** Begin INPUT ROWS **

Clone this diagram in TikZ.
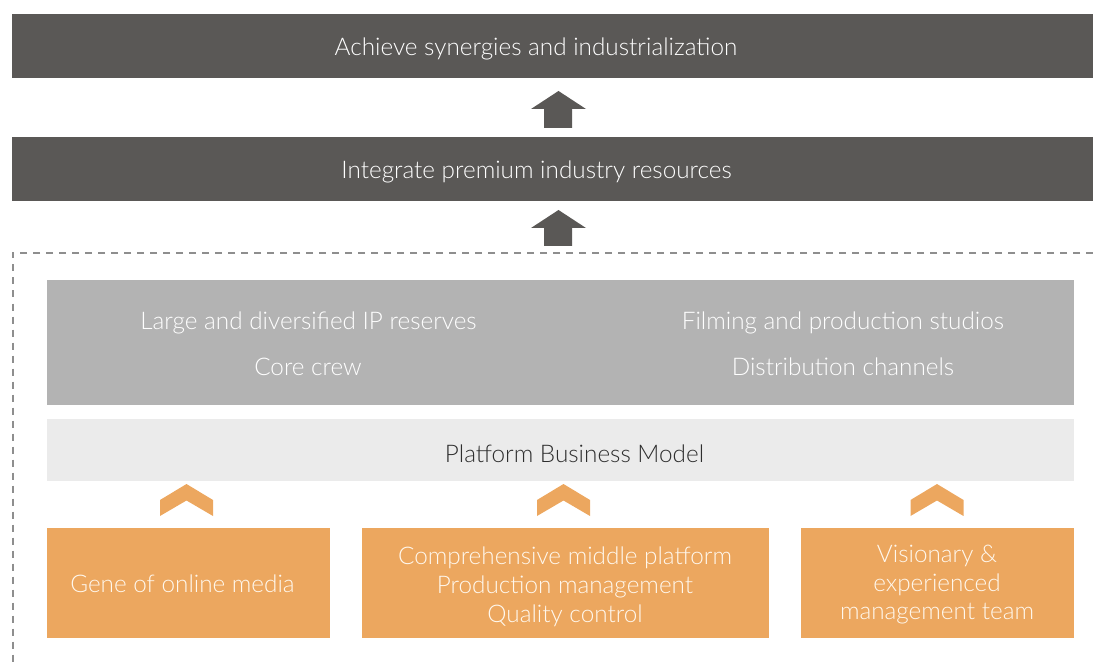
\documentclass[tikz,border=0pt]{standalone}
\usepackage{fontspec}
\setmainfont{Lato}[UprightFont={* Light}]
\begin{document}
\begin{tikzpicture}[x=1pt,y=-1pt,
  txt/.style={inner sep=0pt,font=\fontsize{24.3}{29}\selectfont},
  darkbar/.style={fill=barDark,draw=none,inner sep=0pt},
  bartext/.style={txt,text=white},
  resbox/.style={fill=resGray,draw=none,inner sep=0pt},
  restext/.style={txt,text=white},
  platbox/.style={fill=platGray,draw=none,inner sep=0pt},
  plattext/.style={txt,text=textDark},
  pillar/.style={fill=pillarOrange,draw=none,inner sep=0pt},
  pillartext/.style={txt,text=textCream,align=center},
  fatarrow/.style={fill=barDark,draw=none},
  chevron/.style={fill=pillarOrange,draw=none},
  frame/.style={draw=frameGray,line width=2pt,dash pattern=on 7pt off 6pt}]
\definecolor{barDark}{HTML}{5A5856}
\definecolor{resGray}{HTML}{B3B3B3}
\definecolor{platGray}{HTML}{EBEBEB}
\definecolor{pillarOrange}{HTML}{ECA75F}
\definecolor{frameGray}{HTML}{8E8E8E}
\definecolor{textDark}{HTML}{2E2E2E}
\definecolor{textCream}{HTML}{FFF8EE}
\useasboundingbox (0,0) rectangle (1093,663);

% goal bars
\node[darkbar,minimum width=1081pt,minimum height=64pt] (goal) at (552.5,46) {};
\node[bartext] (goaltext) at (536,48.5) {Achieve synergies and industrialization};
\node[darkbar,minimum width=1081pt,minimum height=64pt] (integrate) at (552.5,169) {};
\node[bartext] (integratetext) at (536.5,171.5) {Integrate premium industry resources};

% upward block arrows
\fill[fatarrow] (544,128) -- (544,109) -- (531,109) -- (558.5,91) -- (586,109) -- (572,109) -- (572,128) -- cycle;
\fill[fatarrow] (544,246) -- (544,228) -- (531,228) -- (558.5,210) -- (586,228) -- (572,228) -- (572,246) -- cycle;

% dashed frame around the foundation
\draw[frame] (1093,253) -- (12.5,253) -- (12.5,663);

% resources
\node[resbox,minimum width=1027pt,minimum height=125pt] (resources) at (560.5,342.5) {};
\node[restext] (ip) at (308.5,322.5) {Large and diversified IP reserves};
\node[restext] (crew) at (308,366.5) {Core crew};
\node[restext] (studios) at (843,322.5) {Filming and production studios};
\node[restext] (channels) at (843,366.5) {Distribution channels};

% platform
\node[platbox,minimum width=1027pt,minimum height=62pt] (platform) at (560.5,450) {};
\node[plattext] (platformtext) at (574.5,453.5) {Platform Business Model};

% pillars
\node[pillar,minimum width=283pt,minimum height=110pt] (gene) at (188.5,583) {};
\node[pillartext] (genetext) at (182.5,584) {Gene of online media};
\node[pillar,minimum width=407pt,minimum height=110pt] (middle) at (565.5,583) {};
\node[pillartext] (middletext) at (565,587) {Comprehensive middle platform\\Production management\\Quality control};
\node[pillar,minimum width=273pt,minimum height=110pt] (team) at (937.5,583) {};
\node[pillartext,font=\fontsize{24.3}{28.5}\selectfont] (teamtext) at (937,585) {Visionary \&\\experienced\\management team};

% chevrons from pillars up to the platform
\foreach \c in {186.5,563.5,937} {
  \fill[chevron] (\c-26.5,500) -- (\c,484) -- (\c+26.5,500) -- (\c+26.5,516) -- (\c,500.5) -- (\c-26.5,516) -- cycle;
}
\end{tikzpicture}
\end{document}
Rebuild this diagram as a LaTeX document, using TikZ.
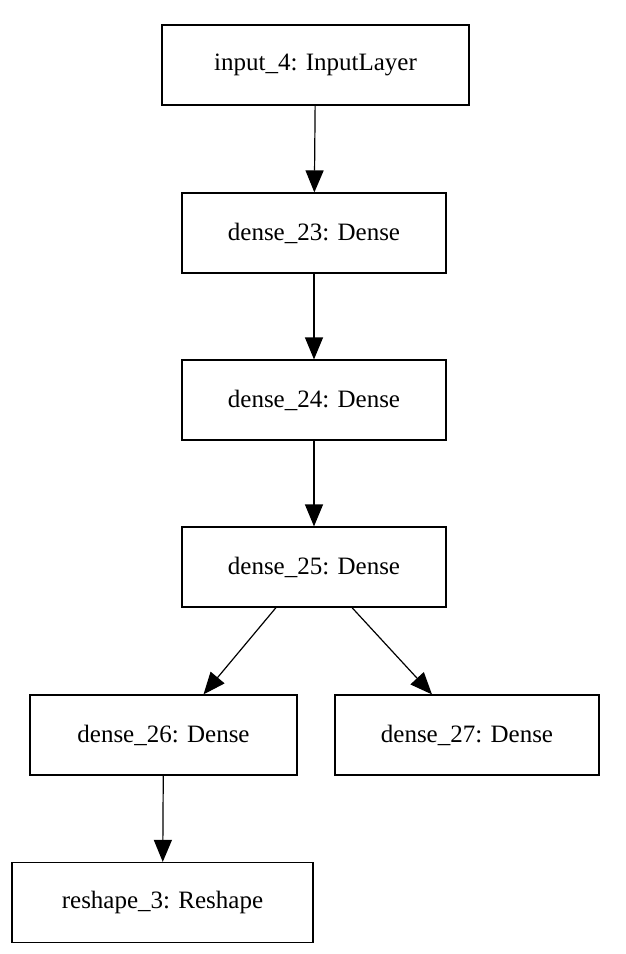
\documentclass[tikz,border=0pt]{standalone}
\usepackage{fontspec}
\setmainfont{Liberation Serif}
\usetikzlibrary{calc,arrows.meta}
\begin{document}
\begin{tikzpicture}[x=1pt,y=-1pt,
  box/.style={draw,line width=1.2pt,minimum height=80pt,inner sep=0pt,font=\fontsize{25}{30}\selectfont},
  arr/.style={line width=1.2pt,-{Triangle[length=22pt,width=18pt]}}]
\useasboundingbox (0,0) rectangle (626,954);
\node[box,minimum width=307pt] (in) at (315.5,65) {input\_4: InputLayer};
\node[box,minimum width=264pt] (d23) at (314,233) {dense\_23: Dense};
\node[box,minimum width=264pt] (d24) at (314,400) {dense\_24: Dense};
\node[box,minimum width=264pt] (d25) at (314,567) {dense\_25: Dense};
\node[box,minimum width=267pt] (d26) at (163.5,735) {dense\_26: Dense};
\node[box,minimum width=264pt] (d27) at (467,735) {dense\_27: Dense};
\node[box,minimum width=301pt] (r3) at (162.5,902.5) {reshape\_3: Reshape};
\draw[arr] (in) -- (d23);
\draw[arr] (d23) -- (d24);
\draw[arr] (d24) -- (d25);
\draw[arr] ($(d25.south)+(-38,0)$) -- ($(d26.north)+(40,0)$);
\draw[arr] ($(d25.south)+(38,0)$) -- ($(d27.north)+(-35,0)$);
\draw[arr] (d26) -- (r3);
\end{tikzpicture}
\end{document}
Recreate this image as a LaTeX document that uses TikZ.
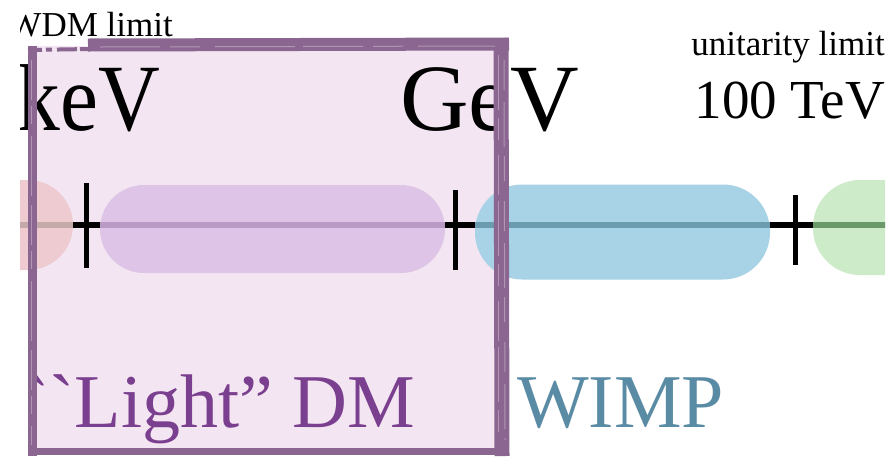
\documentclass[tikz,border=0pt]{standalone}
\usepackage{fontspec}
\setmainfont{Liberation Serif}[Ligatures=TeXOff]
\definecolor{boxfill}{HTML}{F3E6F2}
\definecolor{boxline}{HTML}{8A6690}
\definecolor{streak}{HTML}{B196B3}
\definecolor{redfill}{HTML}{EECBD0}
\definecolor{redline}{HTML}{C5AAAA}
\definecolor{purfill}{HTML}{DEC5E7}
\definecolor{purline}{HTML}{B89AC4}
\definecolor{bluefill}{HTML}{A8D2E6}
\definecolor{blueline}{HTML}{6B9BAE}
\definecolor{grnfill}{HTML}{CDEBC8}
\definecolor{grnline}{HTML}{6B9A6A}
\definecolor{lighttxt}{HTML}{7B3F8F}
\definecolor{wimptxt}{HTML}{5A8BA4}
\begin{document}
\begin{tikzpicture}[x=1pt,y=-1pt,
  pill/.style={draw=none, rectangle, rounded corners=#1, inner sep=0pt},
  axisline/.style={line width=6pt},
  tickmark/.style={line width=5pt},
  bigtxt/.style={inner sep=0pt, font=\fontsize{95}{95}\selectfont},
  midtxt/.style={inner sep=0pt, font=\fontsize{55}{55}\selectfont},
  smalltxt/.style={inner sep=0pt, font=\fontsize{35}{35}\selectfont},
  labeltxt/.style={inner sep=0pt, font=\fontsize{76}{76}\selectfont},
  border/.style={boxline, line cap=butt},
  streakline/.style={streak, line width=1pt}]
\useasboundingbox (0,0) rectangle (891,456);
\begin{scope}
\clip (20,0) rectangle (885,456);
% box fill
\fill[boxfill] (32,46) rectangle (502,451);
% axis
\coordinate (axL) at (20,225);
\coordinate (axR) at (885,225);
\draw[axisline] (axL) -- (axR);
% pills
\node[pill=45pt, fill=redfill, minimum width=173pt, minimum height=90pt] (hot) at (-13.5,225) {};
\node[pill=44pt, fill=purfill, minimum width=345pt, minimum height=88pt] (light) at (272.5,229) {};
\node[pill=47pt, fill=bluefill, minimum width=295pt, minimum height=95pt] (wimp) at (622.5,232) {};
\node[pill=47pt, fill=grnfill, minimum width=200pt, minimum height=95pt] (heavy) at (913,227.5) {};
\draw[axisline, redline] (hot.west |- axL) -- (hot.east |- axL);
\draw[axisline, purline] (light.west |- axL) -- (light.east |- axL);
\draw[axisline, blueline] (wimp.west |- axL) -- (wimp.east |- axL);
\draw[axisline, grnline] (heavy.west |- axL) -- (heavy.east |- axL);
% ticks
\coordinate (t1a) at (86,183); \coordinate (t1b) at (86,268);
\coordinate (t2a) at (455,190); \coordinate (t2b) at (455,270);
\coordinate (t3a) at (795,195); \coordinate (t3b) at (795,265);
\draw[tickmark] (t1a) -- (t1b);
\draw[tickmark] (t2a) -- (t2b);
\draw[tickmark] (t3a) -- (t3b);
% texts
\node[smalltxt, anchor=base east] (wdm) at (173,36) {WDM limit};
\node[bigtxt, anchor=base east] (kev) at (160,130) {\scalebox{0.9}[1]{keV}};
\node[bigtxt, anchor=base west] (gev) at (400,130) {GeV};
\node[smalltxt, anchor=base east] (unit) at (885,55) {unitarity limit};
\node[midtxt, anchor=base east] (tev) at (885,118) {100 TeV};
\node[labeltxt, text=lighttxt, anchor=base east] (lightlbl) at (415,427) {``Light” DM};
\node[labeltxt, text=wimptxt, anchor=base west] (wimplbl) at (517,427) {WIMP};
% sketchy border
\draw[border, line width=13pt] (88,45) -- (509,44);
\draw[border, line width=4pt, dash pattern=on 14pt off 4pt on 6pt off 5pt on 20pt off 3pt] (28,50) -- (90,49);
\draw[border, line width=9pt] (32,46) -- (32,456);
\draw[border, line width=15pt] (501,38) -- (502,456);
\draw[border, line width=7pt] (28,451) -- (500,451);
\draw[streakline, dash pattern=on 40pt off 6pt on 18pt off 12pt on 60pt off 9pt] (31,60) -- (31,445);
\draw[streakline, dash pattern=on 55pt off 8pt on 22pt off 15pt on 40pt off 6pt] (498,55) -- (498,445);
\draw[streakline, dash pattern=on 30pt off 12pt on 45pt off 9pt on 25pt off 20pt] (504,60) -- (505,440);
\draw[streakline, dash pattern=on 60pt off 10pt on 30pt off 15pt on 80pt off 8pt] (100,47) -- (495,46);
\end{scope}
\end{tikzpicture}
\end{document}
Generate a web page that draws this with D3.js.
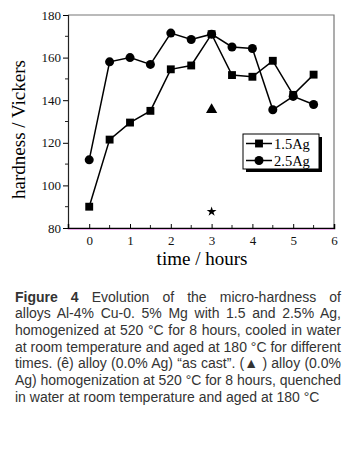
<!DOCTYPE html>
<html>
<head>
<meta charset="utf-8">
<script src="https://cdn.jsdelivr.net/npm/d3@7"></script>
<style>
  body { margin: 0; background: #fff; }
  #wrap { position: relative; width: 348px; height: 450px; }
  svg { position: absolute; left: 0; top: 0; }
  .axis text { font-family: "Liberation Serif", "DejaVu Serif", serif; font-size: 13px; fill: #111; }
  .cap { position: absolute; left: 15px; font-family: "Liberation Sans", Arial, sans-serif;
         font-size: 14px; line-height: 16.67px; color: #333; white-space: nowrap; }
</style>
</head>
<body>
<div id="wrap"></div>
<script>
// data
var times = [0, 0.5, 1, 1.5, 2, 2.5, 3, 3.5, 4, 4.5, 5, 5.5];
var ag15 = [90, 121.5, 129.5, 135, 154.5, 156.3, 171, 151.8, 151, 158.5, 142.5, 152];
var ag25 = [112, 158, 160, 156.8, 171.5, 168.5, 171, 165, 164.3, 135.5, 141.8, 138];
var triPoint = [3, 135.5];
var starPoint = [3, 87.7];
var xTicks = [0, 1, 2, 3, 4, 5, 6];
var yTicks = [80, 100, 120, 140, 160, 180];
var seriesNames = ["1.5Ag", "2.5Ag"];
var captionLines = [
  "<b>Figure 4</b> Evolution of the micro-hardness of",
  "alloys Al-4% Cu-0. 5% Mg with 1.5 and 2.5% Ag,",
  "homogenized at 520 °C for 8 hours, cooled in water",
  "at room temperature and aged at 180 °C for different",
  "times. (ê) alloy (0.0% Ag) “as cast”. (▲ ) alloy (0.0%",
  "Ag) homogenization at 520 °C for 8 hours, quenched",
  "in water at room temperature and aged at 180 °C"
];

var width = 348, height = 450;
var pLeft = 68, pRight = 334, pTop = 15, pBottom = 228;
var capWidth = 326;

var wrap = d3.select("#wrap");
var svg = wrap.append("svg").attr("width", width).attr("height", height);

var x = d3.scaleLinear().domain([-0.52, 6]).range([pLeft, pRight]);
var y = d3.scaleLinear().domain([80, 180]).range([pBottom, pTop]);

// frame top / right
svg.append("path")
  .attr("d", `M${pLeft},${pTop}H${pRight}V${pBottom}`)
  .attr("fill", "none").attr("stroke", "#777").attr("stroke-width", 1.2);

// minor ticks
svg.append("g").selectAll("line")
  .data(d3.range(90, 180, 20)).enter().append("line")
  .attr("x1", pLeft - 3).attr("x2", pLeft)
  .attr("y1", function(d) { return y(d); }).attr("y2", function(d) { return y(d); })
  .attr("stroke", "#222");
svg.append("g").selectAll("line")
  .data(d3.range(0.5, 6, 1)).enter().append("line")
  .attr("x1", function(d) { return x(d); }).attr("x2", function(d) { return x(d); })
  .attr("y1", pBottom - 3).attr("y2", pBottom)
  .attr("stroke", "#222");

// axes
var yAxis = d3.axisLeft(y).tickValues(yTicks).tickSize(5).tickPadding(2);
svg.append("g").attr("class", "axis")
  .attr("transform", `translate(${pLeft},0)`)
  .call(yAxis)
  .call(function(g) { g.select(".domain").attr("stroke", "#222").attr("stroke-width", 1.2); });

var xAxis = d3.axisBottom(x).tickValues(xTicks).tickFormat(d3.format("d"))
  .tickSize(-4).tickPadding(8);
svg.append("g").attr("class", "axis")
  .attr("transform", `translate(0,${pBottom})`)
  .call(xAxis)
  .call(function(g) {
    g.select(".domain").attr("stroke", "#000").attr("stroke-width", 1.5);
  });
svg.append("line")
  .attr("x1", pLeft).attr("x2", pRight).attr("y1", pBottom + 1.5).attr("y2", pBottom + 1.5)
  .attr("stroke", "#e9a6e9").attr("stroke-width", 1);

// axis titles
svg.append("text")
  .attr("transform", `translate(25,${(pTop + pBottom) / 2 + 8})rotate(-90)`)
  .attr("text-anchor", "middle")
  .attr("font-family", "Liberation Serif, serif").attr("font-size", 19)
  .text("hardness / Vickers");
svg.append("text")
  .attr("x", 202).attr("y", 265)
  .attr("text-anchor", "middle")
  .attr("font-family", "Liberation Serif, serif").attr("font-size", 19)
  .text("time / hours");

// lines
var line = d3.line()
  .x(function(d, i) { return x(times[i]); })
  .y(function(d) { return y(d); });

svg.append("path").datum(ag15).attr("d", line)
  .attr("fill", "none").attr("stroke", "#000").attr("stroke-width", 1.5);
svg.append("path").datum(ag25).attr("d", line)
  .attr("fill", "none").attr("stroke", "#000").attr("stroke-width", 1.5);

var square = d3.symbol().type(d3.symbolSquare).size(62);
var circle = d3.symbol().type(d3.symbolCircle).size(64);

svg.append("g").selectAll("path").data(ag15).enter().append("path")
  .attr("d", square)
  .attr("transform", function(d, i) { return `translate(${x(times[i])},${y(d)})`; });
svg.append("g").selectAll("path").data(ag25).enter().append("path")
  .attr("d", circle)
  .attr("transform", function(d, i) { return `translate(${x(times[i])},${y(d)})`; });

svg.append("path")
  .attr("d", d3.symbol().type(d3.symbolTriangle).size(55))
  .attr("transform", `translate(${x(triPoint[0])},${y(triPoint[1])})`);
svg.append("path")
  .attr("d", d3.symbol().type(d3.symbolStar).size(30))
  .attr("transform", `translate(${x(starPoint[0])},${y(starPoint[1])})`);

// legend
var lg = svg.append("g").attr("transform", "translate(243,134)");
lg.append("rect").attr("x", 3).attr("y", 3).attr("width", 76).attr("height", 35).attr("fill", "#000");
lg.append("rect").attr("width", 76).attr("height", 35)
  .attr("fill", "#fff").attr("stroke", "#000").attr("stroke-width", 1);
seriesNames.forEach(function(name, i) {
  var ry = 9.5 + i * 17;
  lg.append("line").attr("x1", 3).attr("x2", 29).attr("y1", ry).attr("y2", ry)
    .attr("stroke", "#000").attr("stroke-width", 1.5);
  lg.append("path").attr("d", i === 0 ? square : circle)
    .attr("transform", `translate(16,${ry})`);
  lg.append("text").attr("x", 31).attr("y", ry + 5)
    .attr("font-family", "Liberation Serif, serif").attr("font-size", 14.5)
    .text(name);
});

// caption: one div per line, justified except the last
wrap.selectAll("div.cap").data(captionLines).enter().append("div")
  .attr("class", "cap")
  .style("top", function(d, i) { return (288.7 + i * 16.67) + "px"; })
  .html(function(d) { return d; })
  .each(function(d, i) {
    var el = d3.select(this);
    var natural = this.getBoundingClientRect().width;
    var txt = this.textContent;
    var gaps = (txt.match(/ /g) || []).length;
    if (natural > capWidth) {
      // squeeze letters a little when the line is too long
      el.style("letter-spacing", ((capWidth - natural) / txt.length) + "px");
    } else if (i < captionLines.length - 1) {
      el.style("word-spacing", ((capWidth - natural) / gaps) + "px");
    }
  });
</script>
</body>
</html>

** End INPUT ROWS **

[EXERCISE REQUIREMENTS]: Using the listing above, show every line that includes the string "this".

[WRITTEN REPLY]:
Clone this diagram in TikZ.
Rebuild this diagram as a LaTeX document, using TikZ.
Recreate this image as a LaTeX document that uses TikZ.
Generate a web page that draws this with D3.js.
    var el = d3.select(this);
    var natural = this.getBoundingClientRect().width;
    var txt = this.textContent;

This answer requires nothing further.